Something hard smacked him to the ground. Damn... damn it. The white wool came into view, followed by the eyes seething with hate. This is not my day. Floored twice by a woman. Lazarus would laugh for hours.
“Mykel?” Her face softened as she knelt over him, fingers seeking and finding the familiarity of the librarian’s dimensions. “Mykel, it is you!”
“Quiet.” The last thing I need are guards flooding the alleys. As if on cue came the precision of boots marching in unison. “Son of a bitch...”
“Oh, Mykel. I’m so sorry. I didn’t know it was you, and there’s many robberies in the city lately... and I...” Her eyes hardened at the memory of their last meeting. “Serves you right, you rat-bastard. What’s the matter? Caryl wanted to fuck someone else?”
Rage gave Mykel the strength to stand. Shayna backpedaled until she hit the wall.
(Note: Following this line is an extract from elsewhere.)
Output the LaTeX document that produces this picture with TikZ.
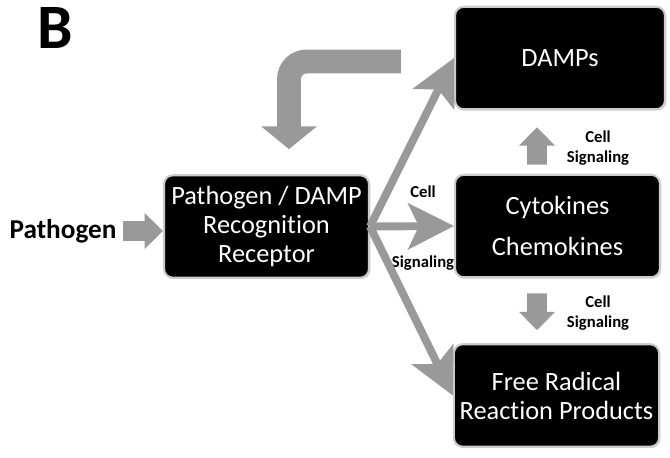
\documentclass[tikz,border=0pt]{standalone}
\usepackage{fontspec}
\setmainfont{Carlito}[Ligatures=NoCommon]
\usetikzlibrary{arrows.meta,shadows}
\def\boxfont{\fontsize{15}{16.5}\selectfont}
\def\sigfont{\fontsize{9.5}{11.5}\selectfont\bfseries}
\tikzset{
	darkbox/.style={rectangle, rounded corners=5pt, fill=black, draw=black!20, line width=1.2pt, text=white, align=center, font=\boxfont, minimum width=4.1cm, minimum height=2.05cm, drop shadow={opacity=0.25, shadow xshift=0.8pt, shadow yshift=-0.8pt}},
	fanarrow/.style={draw=black!40, line width=4.5pt, -{Stealth[length=26pt, width=26pt, inset=6pt]}},
	blockarrow/.style={draw=black!40, line width=11.3pt, -{Triangle[length=10.5pt, width=20pt]}},
	siglabel/.style={font=\sigfont, align=center}
}

\begin{document}
\begin{tikzpicture}[x=0.02cm, y=-0.02cm]
			%%%%% START %%%%%
			\useasboundingbox (0, 0) rectangle (670, 457);
			
			\node[font=\fontsize{36}{40}\selectfont\bfseries] (panel) at (55, 28) {B};
			\node[font=\fontsize{15.5}{17}\selectfont\bfseries] (pathogen) at (63, 231) {Pathogen};
			
			\node[darkbox] (prr) at (266.5, 226.5) {Pathogen / DAMP\\Recognition\\Receptor};
			\node[darkbox, minimum width=4.2cm] (damps) at (560, 58) {DAMPs};
			\node[darkbox] (cyto) at (557.5, 226) {Cytokines\\[6.5pt]Chemokines};
			\node[darkbox] (free) at (556.5, 395.5) {Free Radical\\Reaction Products};
			
			\node[siglabel] (sigup) at (598, 148) {Cell\\Signaling};
			\node[siglabel] (sigdown) at (598, 313) {Cell\\Signaling};
			\node[siglabel] (cellmid) at (423, 192) {Cell};
			\node[siglabel] (sigmid) at (423, 263) {Signaling};
			
			\draw[blockarrow] (pathogen.east) -- (pathogen.east -| prr.west);
			
			\draw[fanarrow] (prr.east) -- (damps.west);
			\draw[fanarrow] (prr.east) -- (cyto.west);
			\draw[fanarrow] (prr.east) -- (free.west);
			
			\draw[blockarrow] ([xshift=-0.41cm, yshift=0.18cm]cyto.north) -- ([xshift=-0.46cm, yshift=-0.34cm]damps.south);
			\draw[blockarrow] ([xshift=-0.41cm, yshift=-0.3cm]cyto.south) -- ([xshift=-0.39cm, yshift=0.26cm]free.north);
			
			\draw[blockarrow, line width=13.6pt, -{Triangle[length=13pt, width=31pt]}, rounded corners=10pt] ([xshift=-1.06cm, yshift=-0.07cm]damps.west) -| ([xshift=0.45cm, yshift=0.5cm]prr.north);
			
			%%%%% END %%%%%
\end{tikzpicture}
\end{document}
Grime and shit were ignored; the librarian pinned her with a knowing glare. “You speak of things you know nothing about. You will not call her that in my presence. Or ever. Are we clear?”
“Yes.”
“Good.” Their gazes broke when Mykel stumbled back on drunken legs; his skull felt cluttered with half-thoughts. “I need a place to hide.”
For long moments Shayna did nothing. Then, gripping his hand with slender fingers, the pair darted through the shadows. Rather, Shayna darted through the darkness; Mykel worked feeling back into his legs. It wasn’t easy, as the path was lined with sleeping drunks, and somehow or other the librarian tripped over every one.